Sunday, April 14, 2013

Coming out of the winter coma

This cold spring is dragging on and on.  It's reminiscent of the spring of '97, which I spent glued to The Weather Channel from my dorm room in Indiana desperately waiting for the temperatures to bust out of the 50s (which I don't think they managed to do before classes got out the first week of May).  That year, we also spent a cold, gray Memorial Day in sweatshirts.  After a freakishly warm December and January this winter, we've had a freakishly cold and raw February, March and April.  Whereas I have a photo from a late March workday with my kids from last year in which the honeysuckles were already leafing out, everything is still bare and grouchy-looking this year.  I have a garlic mustard pull scheduled for two weeks from now, but I have yet to see any garlic mustard plant showing its crinkly green face.  The scientist in me knows that this is not proof against global warming, but just the stochastic nature of nature....but it can't help be a little relieved, as well.
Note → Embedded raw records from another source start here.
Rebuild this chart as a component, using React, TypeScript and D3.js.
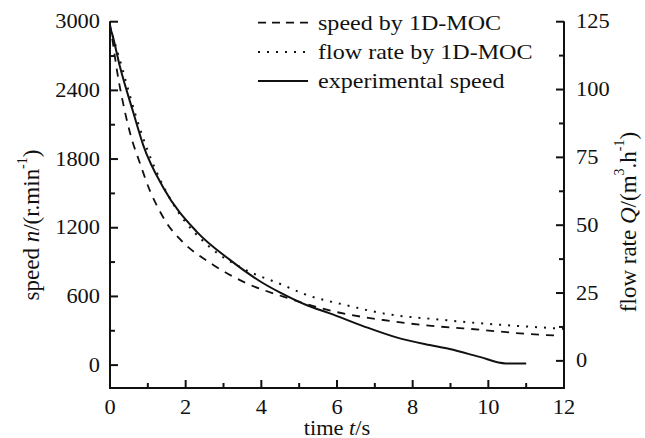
import React from "react";
import * as d3 from "d3";

// ---- data ----
const expTime = [0, 0.05, 0.26, 0.62, 0.88, 1.41, 2.29, 3.17, 4.05, 4.5, 5.19, 5.81, 6.69, 7.57, 8.45, 8.98, 9.77, 10.46, 11.0];
const expSpeed = [2950, 2900, 2610, 2202, 1920, 1550, 1166, 919, 715, 633, 525, 452, 341, 242, 175, 140, 72, 15, 15];

const mocTime = [0, 0.09, 0.18, 0.31, 0.53, 0.79, 1.06, 1.23, 1.5, 1.85, 2.73, 3.61, 4.58, 5.94, 7.22, 8.76, 9.33, 11.53, 11.8];
const mocSpeed = [2980, 2785, 2581, 2347, 2027, 1765, 1520, 1400, 1240, 1100, 875, 715, 598, 467, 394, 335, 321, 262, 258];

const flowTime = [0, 0.13, 0.31, 0.48, 0.7, 1.01, 1.37, 1.67, 2.64, 3.52, 4.58, 5.1, 6.25, 7.22, 8.89, 9.33, 11.89, 12];
const flowRate = [123, 117, 108.5, 100, 89.5, 77, 65.5, 57.8, 41.9, 34.0, 27.9, 24.8, 20.5, 17.5, 15.0, 14.4, 11.9, 11.8];

const xMajor = [0, 2, 4, 6, 8, 10, 12];
const xMinor = [1, 3, 5, 7, 9, 11];
const yLeftMajor = [0, 600, 1200, 1800, 2400, 3000];
const yLeftMinor = [300, 900, 1500, 2100, 2700];
const yRightMajor = [0, 25, 50, 75, 100, 125];
const yRightMinor = [12.5, 37.5, 62.5, 87.5, 112.5];

const legendItems = [
  { label: "speed by 1D-MOC", dash: "8,6", width: 1.8 },
  { label: "flow rate by 1D-MOC", dash: "2,7", width: 2 },
  { label: "experimental speed", dash: "none", width: 2 },
];

const W = 645;
const H = 438;
const L = 110, R = 564, B = 388, T = 21.7;
const FONT = "'Liberation Serif', 'Times New Roman', serif";
const SX = 1.12;

const x = d3.scaleLinear().domain([0, 12]).range([L, R]);
const yL = d3.scaleLinear().domain([-200, 3000]).range([B, T]);
const yR = d3.scaleLinear().domain([-10, 125]).range([B, T]);

function Txt({ x: px, y: py, anchor = "middle", size = 20, stretch = SX, rotate = 0, children }: any) {
  return (
    <g transform={`translate(${px},${py}) rotate(${rotate}) scale(${stretch},1)`}>
      <text textAnchor={anchor} dominantBaseline="central" fontFamily={FONT} fontSize={size} fill="#111">
        {children}
      </text>
    </g>
  );
}

export default function App() {
  const lineExp = d3.line<number>().x((_, i) => x(expTime[i])).y((d) => yL(d)).curve(d3.curveMonotoneX);
  const lineMoc = d3.line<number>().x((_, i) => x(mocTime[i])).y((d) => yL(d)).curve(d3.curveMonotoneX);
  const lineFlow = d3.line<number>().x((_, i) => x(flowTime[i])).y((d) => yR(d)).curve(d3.curveMonotoneX);

  const stroke = "#111";
  return (
    <svg width={W} height={H} style={{ position: "absolute", left: 0, top: 0, background: "#fff" }}>
      <rect x={0} y={0} width={W} height={H} fill="#fff" />
      {/* axes */}
      <g stroke={stroke} strokeWidth={2} fill="none">
        <path d={`M${L},${T - 0.5}V${B}H${R}V${T - 0.5}`} />
        {xMajor.map((v) => <line key={"xM" + v} x1={x(v)} x2={x(v)} y1={B} y2={B - 8} />)}
        {xMinor.map((v) => <line key={"xm" + v} x1={x(v)} x2={x(v)} y1={B} y2={B - 5} />)}
        {yLeftMajor.map((v) => <line key={"lM" + v} x1={L} x2={L + 8} y1={yL(v)} y2={yL(v)} />)}
        {yLeftMinor.map((v) => <line key={"lm" + v} x1={L} x2={L + 5} y1={yL(v)} y2={yL(v)} />)}
        {yRightMajor.map((v) => <line key={"rM" + v} x1={R} x2={R - 8} y1={yR(v)} y2={yR(v)} />)}
        {yRightMinor.map((v) => <line key={"rm" + v} x1={R} x2={R - 5} y1={yR(v)} y2={yR(v)} />)}
      </g>
      {/* curves */}
      <path d={lineFlow(flowRate) || ""} fill="none" stroke={stroke} strokeWidth={2} strokeDasharray="2,7" />
      <path d={lineMoc(mocSpeed) || ""} fill="none" stroke={stroke} strokeWidth={1.8} strokeDasharray="8,7" />
      <path d={lineExp(expSpeed) || ""} fill="none" stroke={stroke} strokeWidth={2} />
      {/* tick labels */}
      {xMajor.map((v) => <Txt key={"xt" + v} x={x(v)} y={407}>{v}</Txt>)}
      {yLeftMajor.map((v) => <Txt key={"lt" + v} x={100} y={yL(v)} anchor="end">{v}</Txt>)}
      {yRightMajor.map((v) => <Txt key={"rt" + v} x={576} y={yR(v)} anchor="start">{v}</Txt>)}
      {/* axis titles */}
      <Txt x={337} y={428}>
        time <tspan fontStyle="italic">t</tspan>/s
      </Txt>
      <Txt x={31} y={225} rotate={-90} stretch={1} size={23}>
        speed <tspan fontStyle="italic">n</tspan>/(r.min<tspan dy={-9} fontSize={14}>-1</tspan><tspan dy={9}>)</tspan>
      </Txt>
      <Txt x={628} y={222} rotate={-90} stretch={1} size={23}>
        flow rate <tspan fontStyle="italic">Q</tspan>/(m<tspan dy={-9} fontSize={14}>3</tspan><tspan dy={9}>.h</tspan><tspan dy={-9} fontSize={14}>-1</tspan><tspan dy={9}>)</tspan>
      </Txt>
      {/* legend */}
      {legendItems.map((it, i) => {
        const ly = 22.7 + i * 29.2;
        return (
          <g key={it.label}>
            <line x1={258} x2={308} y1={ly} y2={ly} stroke={stroke} strokeWidth={it.width} strokeDasharray={it.dash} />
            <Txt x={318} y={ly} anchor="start" size={21.5}>{it.label}</Txt>
          </g>
        );
      })}
    </svg>
  );
}
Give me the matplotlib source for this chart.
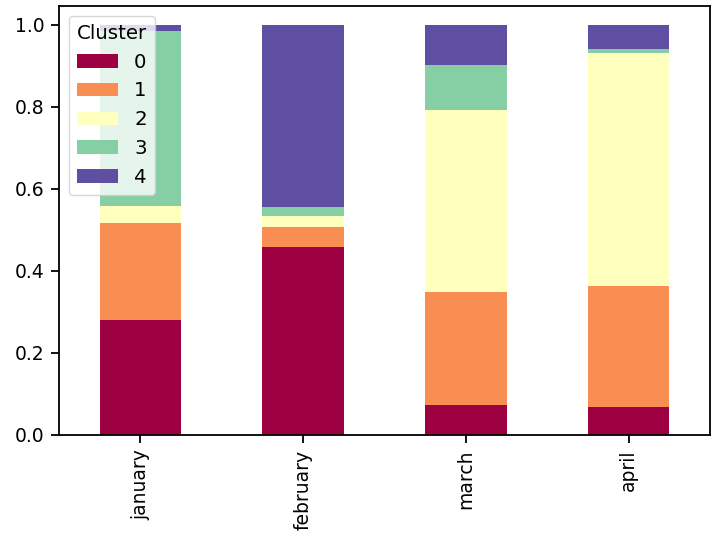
import matplotlib
matplotlib.use('Agg')
import matplotlib.pyplot as plt
import numpy as np
import pandas as pd

# share of each cluster per month
months = ['january', 'february', 'march', 'april']
clusters = [0, 1, 2, 3, 4]
cluster_0 = [0.280, 0.458, 0.073, 0.068]
cluster_1 = [0.236, 0.048, 0.275, 0.295]
cluster_2 = [0.043, 0.029, 0.444, 0.569]
cluster_3 = [0.426, 0.020, 0.110, 0.009]
cluster_4 = [0.015, 0.445, 0.098, 0.059]

df = pd.DataFrame({0: cluster_0, 1: cluster_1, 2: cluster_2, 3: cluster_3, 4: cluster_4},
                  index=months)
df.columns.name = 'Cluster'

plt.rcParams['font.size'] = 13.5
plt.rcParams['axes.linewidth'] = 1.3
plt.rcParams['xtick.major.width'] = 1.3
plt.rcParams['ytick.major.width'] = 1.3
plt.rcParams['xtick.major.size'] = 5.5
plt.rcParams['ytick.major.size'] = 5.5
plt.rcParams['xtick.major.pad'] = 5
plt.rcParams['ytick.major.pad'] = 5

fig = plt.figure(figsize=(7.11, 5.35), dpi=100)
ax = fig.add_axes([59 / 711, 100 / 535, 651 / 711, 429 / 535])

df.plot(kind='bar', stacked=True, colormap='Spectral', ax=ax, width=0.5)

ax.set_ylim(0, 1.046)
ax.set_yticks([0.0, 0.2, 0.4, 0.6, 0.8, 1.0])
ax.legend(title='Cluster', loc='upper left', fontsize=14.2, title_fontsize=14.2,
          handlelength=2.1)

fig.savefig('out.png', dpi=100)
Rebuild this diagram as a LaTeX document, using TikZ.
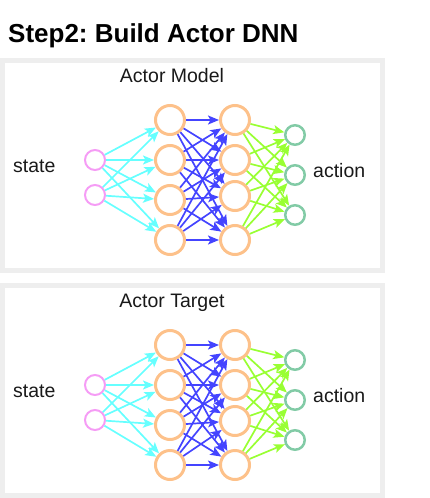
\documentclass[tikz,border=0pt]{standalone}
\usepackage{fontspec}
\setmainfont{Liberation Sans}
\usetikzlibrary{arrows.meta}
\frenchspacing
\definecolor{panelgray}{HTML}{EEEEEE}
\definecolor{pinkS}{HTML}{F59CF5}
\definecolor{orangeH}{HTML}{FDC18A}
\definecolor{tealO}{HTML}{82CBA6}
\definecolor{cyanE}{HTML}{66FFFF}
\definecolor{blueE}{HTML}{4444FF}
\definecolor{greenE}{HTML}{99FF33}
\begin{document}
\begin{tikzpicture}[x=1pt,y=-1pt,
  panel/.style={draw=panelgray,line width=5pt},
  snode/.style={circle,draw=pinkS,line width=2pt,minimum size=20pt,inner sep=0pt},
  hnode/.style={circle,draw=orangeH,line width=3pt,minimum size=29pt,inner sep=0pt},
  onode/.style={circle,draw=tealO,line width=2.5pt,minimum size=19.5pt,inner sep=0pt},
  lbl/.style={font=\fontsize{19.5}{22}\selectfont,inner sep=0pt,text=black!90},
  tip/.style={-{Stealth[length=11pt,width=9pt,inset=2.5pt]},line width=1.7pt},
  cyanarrow/.style={tip,draw=cyanE,color=cyanE},
  bluearrow/.style={tip,draw=blueE,color=blueE},
  greenarrow/.style={tip,draw=greenE,color=greenE}]
\useasboundingbox (0,0) rectangle (429,498);
\node[anchor=base west,inner sep=0pt,font=\fontsize{26}{30}\selectfont\bfseries] (title) at (8,42) {Step2: Build Actor DNN};
\foreach \p/\off/\name in {1/0/Actor Model,2/225/Actor Target}{
  \begin{scope}[yshift=-\off pt]
    \draw[panel] (2.5,60.5) rectangle (382.5,270.5);
    \node[lbl,anchor=base] (head\p) at (172,82) {\name};
    \node[lbl,anchor=base west] (state\p) at (13,172) {state};
    \node[lbl,anchor=base west] (action\p) at (313,177) {action};
    \node[snode] (s\p-1) at (95,160) {};
    \node[snode] (s\p-2) at (95,195) {};
    \node[hnode] (a\p-1) at (170,120) {};
    \node[hnode] (a\p-2) at (170,160) {};
    \node[hnode] (a\p-3) at (170,200) {};
    \node[hnode] (a\p-4) at (170,240) {};
    \node[hnode] (b\p-1) at (235,120) {};
    \node[hnode] (b\p-2) at (235,160) {};
    \node[hnode] (b\p-3) at (235,196) {};
    \node[hnode] (b\p-4) at (235,240) {};
    \node[onode] (o\p-1) at (295,135) {};
    \node[onode] (o\p-2) at (295,175) {};
    \node[onode] (o\p-3) at (295,215) {};
    \foreach \i in {1,2}{\foreach \j in {1,...,4}{\draw[cyanarrow] (s\p-\i) -- (a\p-\j);}}
    \foreach \i in {1,...,4}{\foreach \j in {1,...,4}{\draw[bluearrow] (a\p-\i) -- (b\p-\j);}}
    \foreach \i in {1,...,4}{\foreach \j in {1,2,3}{\draw[greenarrow] (b\p-\i) -- (o\p-\j);}}
  \end{scope}
}
\end{tikzpicture}
\end{document}
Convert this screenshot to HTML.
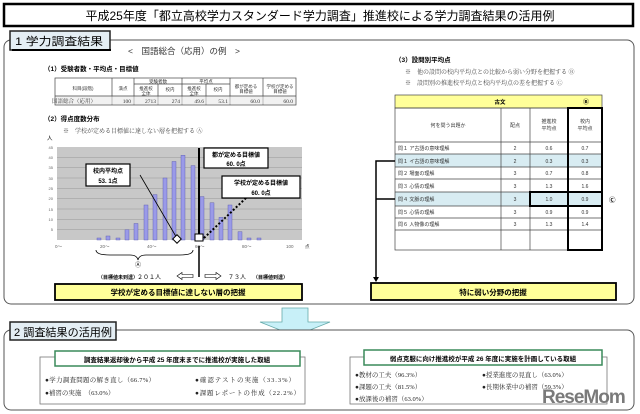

Until I have time to expound on my spring break road trip to the southwest two weeks ago (prevented thus far by end-of-3rd-quarter madness), here are some tiny, hopeful signs of life from the Chicago region.  The following photos were snapped yesterday while spreading native seed mixes at Bunker Hill.  It snowed while I was doing this, by the way.  On April 13.  Snow.  Unapologetic snow.

 A timid rattlesnake master peeks above the charred debris in the mesic prairie area of Bunker Hill.  They got a pretty extensive prescribed burn in the first week of April.

Guess who--wood betony (Pedicularis canadensis)!  I've never seen it in hot-pink pre-photosynthetic mode.  There's usually no reason for me to be poking around in a prairie this early in the season.

A freshly buzz-cut-by-fire prairie dropseed clump sprouts some new growth.

1 comment:

  1. And how do you feel about the two weeks of rain?
    I had bloodroot blooming in my yard on Monday, 4/15.